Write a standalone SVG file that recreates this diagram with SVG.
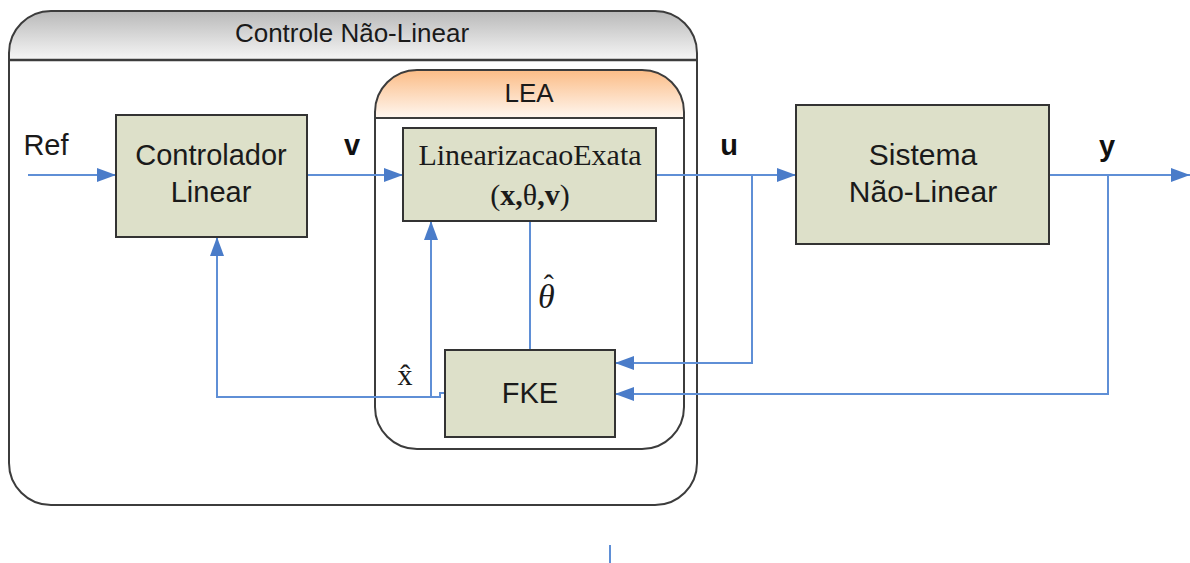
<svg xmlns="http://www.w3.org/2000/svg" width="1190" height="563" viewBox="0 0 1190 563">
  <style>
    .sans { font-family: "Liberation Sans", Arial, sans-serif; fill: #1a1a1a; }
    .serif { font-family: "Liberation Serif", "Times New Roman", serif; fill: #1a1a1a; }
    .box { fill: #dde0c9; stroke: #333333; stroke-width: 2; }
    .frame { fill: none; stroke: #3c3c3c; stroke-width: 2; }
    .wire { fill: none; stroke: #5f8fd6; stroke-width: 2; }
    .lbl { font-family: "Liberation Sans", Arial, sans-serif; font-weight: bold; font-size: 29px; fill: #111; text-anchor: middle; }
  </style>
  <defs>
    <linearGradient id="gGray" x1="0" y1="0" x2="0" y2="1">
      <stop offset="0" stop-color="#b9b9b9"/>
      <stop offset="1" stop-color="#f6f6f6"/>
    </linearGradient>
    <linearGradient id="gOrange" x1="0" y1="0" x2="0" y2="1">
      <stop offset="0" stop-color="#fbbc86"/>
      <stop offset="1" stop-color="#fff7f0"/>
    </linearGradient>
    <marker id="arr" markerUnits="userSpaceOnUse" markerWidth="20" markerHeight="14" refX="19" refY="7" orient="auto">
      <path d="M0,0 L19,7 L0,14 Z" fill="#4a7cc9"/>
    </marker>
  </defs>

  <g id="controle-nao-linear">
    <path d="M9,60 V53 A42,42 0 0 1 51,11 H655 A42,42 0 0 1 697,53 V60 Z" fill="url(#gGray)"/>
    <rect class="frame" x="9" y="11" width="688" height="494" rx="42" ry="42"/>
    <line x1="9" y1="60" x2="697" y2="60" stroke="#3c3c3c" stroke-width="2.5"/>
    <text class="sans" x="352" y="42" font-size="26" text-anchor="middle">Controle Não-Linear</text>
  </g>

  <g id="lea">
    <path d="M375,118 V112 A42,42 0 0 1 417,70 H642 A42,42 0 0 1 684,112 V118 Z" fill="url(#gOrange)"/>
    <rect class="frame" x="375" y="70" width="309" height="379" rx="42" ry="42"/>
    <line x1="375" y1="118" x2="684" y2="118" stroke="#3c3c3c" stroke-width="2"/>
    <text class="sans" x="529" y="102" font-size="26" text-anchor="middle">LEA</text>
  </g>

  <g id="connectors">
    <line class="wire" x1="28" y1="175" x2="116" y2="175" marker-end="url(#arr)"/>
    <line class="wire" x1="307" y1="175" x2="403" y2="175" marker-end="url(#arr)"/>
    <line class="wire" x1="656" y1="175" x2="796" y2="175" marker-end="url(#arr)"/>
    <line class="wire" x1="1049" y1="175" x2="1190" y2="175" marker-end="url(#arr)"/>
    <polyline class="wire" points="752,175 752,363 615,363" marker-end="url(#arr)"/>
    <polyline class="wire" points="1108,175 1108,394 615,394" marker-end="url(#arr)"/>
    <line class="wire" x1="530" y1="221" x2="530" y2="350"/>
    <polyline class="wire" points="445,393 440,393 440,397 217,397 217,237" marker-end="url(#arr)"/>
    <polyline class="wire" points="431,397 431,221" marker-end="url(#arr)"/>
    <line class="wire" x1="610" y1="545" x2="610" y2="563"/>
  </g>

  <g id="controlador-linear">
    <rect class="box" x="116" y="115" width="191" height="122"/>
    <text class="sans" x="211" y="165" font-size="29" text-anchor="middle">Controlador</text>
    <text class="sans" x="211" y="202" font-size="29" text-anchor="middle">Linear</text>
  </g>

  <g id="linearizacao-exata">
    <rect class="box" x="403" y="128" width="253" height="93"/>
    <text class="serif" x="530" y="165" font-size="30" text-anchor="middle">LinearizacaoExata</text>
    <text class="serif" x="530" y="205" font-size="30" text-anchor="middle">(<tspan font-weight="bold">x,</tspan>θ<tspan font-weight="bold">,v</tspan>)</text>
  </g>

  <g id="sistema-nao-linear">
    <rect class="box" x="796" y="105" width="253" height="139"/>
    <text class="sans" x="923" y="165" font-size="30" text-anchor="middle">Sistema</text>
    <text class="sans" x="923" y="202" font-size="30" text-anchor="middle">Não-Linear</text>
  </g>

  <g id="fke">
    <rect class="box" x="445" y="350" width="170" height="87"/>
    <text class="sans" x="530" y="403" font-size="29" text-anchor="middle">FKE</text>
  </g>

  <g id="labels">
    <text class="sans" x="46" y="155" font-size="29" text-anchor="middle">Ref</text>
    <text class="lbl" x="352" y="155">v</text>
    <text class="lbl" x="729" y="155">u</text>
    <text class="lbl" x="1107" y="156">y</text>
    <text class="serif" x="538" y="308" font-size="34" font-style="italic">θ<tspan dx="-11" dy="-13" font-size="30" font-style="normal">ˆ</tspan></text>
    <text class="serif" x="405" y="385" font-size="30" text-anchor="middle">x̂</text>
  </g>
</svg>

------------------------------------------------

→ Your objective
Set the data above down again exactly as given, with no pictures.

→ Solution to the exercise
Write a standalone SVG file that recreates this diagram with SVG.
<svg xmlns="http://www.w3.org/2000/svg" width="1190" height="563" viewBox="0 0 1190 563">
  <style>
    .sans { font-family: "Liberation Sans", Arial, sans-serif; fill: #1a1a1a; }
    .serif { font-family: "Liberation Serif", "Times New Roman", serif; fill: #1a1a1a; }
    .box { fill: #dde0c9; stroke: #333333; stroke-width: 2; }
    .frame { fill: none; stroke: #3c3c3c; stroke-width: 2; }
    .wire { fill: none; stroke: #5f8fd6; stroke-width: 2; }
    .lbl { font-family: "Liberation Sans", Arial, sans-serif; font-weight: bold; font-size: 29px; fill: #111; text-anchor: middle; }
  </style>
  <defs>
    <linearGradient id="gGray" x1="0" y1="0" x2="0" y2="1">
      <stop offset="0" stop-color="#b9b9b9"/>
      <stop offset="1" stop-color="#f6f6f6"/>
    </linearGradient>
    <linearGradient id="gOrange" x1="0" y1="0" x2="0" y2="1">
      <stop offset="0" stop-color="#fbbc86"/>
      <stop offset="1" stop-color="#fff7f0"/>
    </linearGradient>
    <marker id="arr" markerUnits="userSpaceOnUse" markerWidth="20" markerHeight="14" refX="19" refY="7" orient="auto">
      <path d="M0,0 L19,7 L0,14 Z" fill="#4a7cc9"/>
    </marker>
  </defs>

  <g id="controle-nao-linear">
    <path d="M9,60 V53 A42,42 0 0 1 51,11 H655 A42,42 0 0 1 697,53 V60 Z" fill="url(#gGray)"/>
    <rect class="frame" x="9" y="11" width="688" height="494" rx="42" ry="42"/>
    <line x1="9" y1="60" x2="697" y2="60" stroke="#3c3c3c" stroke-width="2.5"/>
    <text class="sans" x="352" y="42" font-size="26" text-anchor="middle">Controle Não-Linear</text>
  </g>

  <g id="lea">
    <path d="M375,118 V112 A42,42 0 0 1 417,70 H642 A42,42 0 0 1 684,112 V118 Z" fill="url(#gOrange)"/>
    <rect class="frame" x="375" y="70" width="309" height="379" rx="42" ry="42"/>
    <line x1="375" y1="118" x2="684" y2="118" stroke="#3c3c3c" stroke-width="2"/>
    <text class="sans" x="529" y="102" font-size="26" text-anchor="middle">LEA</text>
  </g>

  <g id="connectors">
    <line class="wire" x1="28" y1="175" x2="116" y2="175" marker-end="url(#arr)"/>
    <line class="wire" x1="307" y1="175" x2="403" y2="175" marker-end="url(#arr)"/>
    <line class="wire" x1="656" y1="175" x2="796" y2="175" marker-end="url(#arr)"/>
    <line class="wire" x1="1049" y1="175" x2="1190" y2="175" marker-end="url(#arr)"/>
    <polyline class="wire" points="752,175 752,363 615,363" marker-end="url(#arr)"/>
    <polyline class="wire" points="1108,175 1108,394 615,394" marker-end="url(#arr)"/>
    <line class="wire" x1="530" y1="221" x2="530" y2="350"/>
    <polyline class="wire" points="445,393 440,393 440,397 217,397 217,237" marker-end="url(#arr)"/>
    <polyline class="wire" points="431,397 431,221" marker-end="url(#arr)"/>
    <line class="wire" x1="610" y1="545" x2="610" y2="563"/>
  </g>

  <g id="controlador-linear">
    <rect class="box" x="116" y="115" width="191" height="122"/>
    <text class="sans" x="211" y="165" font-size="29" text-anchor="middle">Controlador</text>
    <text class="sans" x="211" y="202" font-size="29" text-anchor="middle">Linear</text>
  </g>

  <g id="linearizacao-exata">
    <rect class="box" x="403" y="128" width="253" height="93"/>
    <text class="serif" x="530" y="165" font-size="30" text-anchor="middle">LinearizacaoExata</text>
    <text class="serif" x="530" y="205" font-size="30" text-anchor="middle">(<tspan font-weight="bold">x,</tspan>θ<tspan font-weight="bold">,v</tspan>)</text>
  </g>

  <g id="sistema-nao-linear">
    <rect class="box" x="796" y="105" width="253" height="139"/>
    <text class="sans" x="923" y="165" font-size="30" text-anchor="middle">Sistema</text>
    <text class="sans" x="923" y="202" font-size="30" text-anchor="middle">Não-Linear</text>
  </g>

  <g id="fke">
    <rect class="box" x="445" y="350" width="170" height="87"/>
    <text class="sans" x="530" y="403" font-size="29" text-anchor="middle">FKE</text>
  </g>

  <g id="labels">
    <text class="sans" x="46" y="155" font-size="29" text-anchor="middle">Ref</text>
    <text class="lbl" x="352" y="155">v</text>
    <text class="lbl" x="729" y="155">u</text>
    <text class="lbl" x="1107" y="156">y</text>
    <text class="serif" x="538" y="308" font-size="34" font-style="italic">θ<tspan dx="-11" dy="-13" font-size="30" font-style="normal">ˆ</tspan></text>
    <text class="serif" x="405" y="385" font-size="30" text-anchor="middle">x̂</text>
  </g>
</svg>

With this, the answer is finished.